A report issued this week by Kaspersky Lab showed that a third of 1,762 UK-based IT managers surveyed believe lost data would have a negative business impact, but only 32 percent have a clear idea of what business data employees are carrying on their mobile devices.
However, many companies are busy implementing mobile security systems, according to a survey released by Symantec, in which 90 percent of respondents said they plugged the holes created by BYOD with a variety of mobile security and management approaches.
Despite all the surveys about BYOD security concerns, they don't indicate that companies are doing much to secure the data-capable devices lost or stolen most often in corporate environments -- USB drives. Neither users nor IT keep close-enough track of flash drives to even guess how many of the hundreds of millions of them are floating around their own offices.

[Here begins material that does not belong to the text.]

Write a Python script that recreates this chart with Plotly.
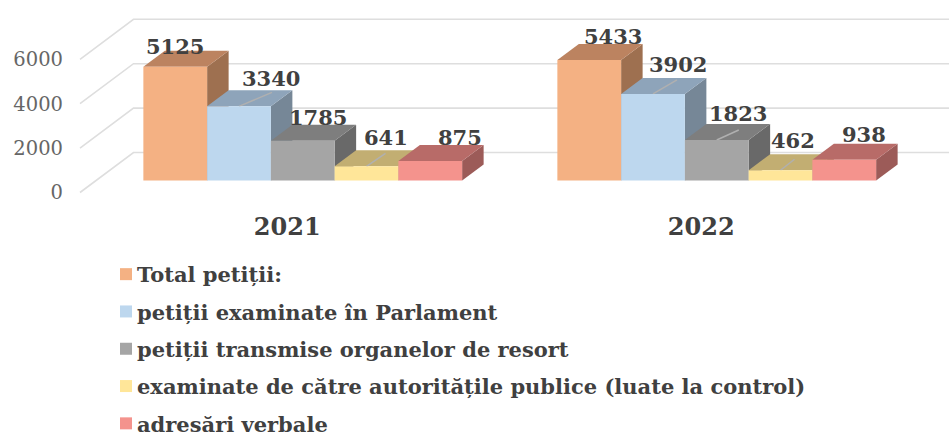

Yet when asked to name the three items most often lost or stolen, 39 percent of those surveyed in the Kaspersky study picked USB drives compared to the 26 percent who named smartphones as a leading risk.
Of the most-stolen items, in fact, smartphones barely made the top five, behind flash drives, chargers for mobile devices, other bits of unspecified "office equipment" and manila paper folders.
If you take into account the surveys showing insiders are still to blame for the majority of data-loss and other corporate-security incidents, and see the stories showing that techniques like briefcase stealing or dumpster diving are at least as effective and much easier than hacking, it's clear the security fears of corporate America have adapted to the digital age more quickly than the risks themselves.
Smartphones unsecured on purpose by end users are certainly a security threat. Are they a bigger threat than the chance an insider could walk out with a pile of file folders with sensitive information? It's even easier to lose or steal a USB drive and, if you think about what you actually use them for, flash drives aren't usually much more than digital file folders.
There are so many vendors working on ways to secure, hide, erase or recover mobile devices that it would take too long to list them all.
But I can't remember the last time I heard a solution to the problem of the disappearing file folder or flash drive.